The missing piece of education reform

Leadership by superintendents and principals is key

TWENTY-FIVE YEARS ago a broad coalition of legislators, business people, education experts, and state officials put together and passed a wide-reaching education reform law. That law reflects a set of shared beliefs—basically, that a combination of increased funding, state testing tied to graduation requirements, new state curriculum frameworks, charter schools, and increased authority for superintendents and principals would lead to better schools. I was part of that coalition, but later came to believe that the law omitted a critical element—working with principals and teachers to help them improve their craft – and helped start a non-profit (the Bay State Reading Institute) to work with elementary and middle schools in this way. My experience at the Bay State Reading Institute over the past 11 years with several dozen schools convinces me that current state policies—based on that unchanged policy consensus—are unlikely to lead to further improvement in our schools.
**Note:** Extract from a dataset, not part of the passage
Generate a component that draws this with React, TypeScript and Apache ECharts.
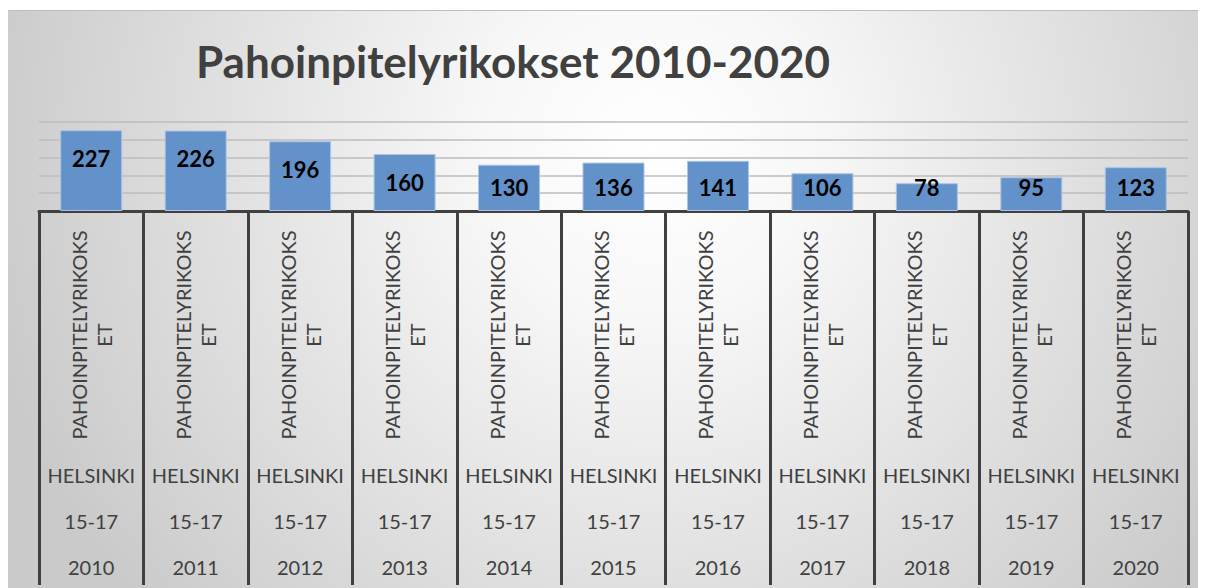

Results from the National Assessment of Education Progress (the so-called “nation’s report card”) show that in the years immediately after 1993 there was a measurable gain in Massachusetts students’ performance. But the results also show that scores have leveled off in the last few years and that there is still a sizable gap between the achievement of low-income students and their wealthier counterparts. Looking at international test comparisons, the Massachusetts Business Alliance for Education’s 2014 Brightlines report concludes that while our scores are higher than other states, Massachusetts students are falling behind the international leaders. The highest performing Massachusetts students are well behind those in the highest performing countries.

The Bay State Reading Institute worked last year with 50 Massachusetts elementary and middle schools (almost entirely in low-income communities) to improve student achievement. Of the 33 schools with us for more than a year or two, 25 have made impressive gains while the results at eight others are disappointing. Comparing the gainers with the disappointments leads me to four major conclusions:

The key factor limiting school improvement is not teachers, but leadership from the principal and the superintendent. Of course, improved schools require improved teaching. But in a school where the principal is committed to change, knows the pedagogy she (or he) is looking for, is willing to hold difficult conversations with teachers when needed, and has the backing of her superintendent, our experience is that the principal can always move her teachers. In each of the eight disappointing schools the problem was a lack of principal commitment, an inability or unwillingness by the principal to make specific pedagogical requests of teachers, or central office officials undermining the principal’s authority.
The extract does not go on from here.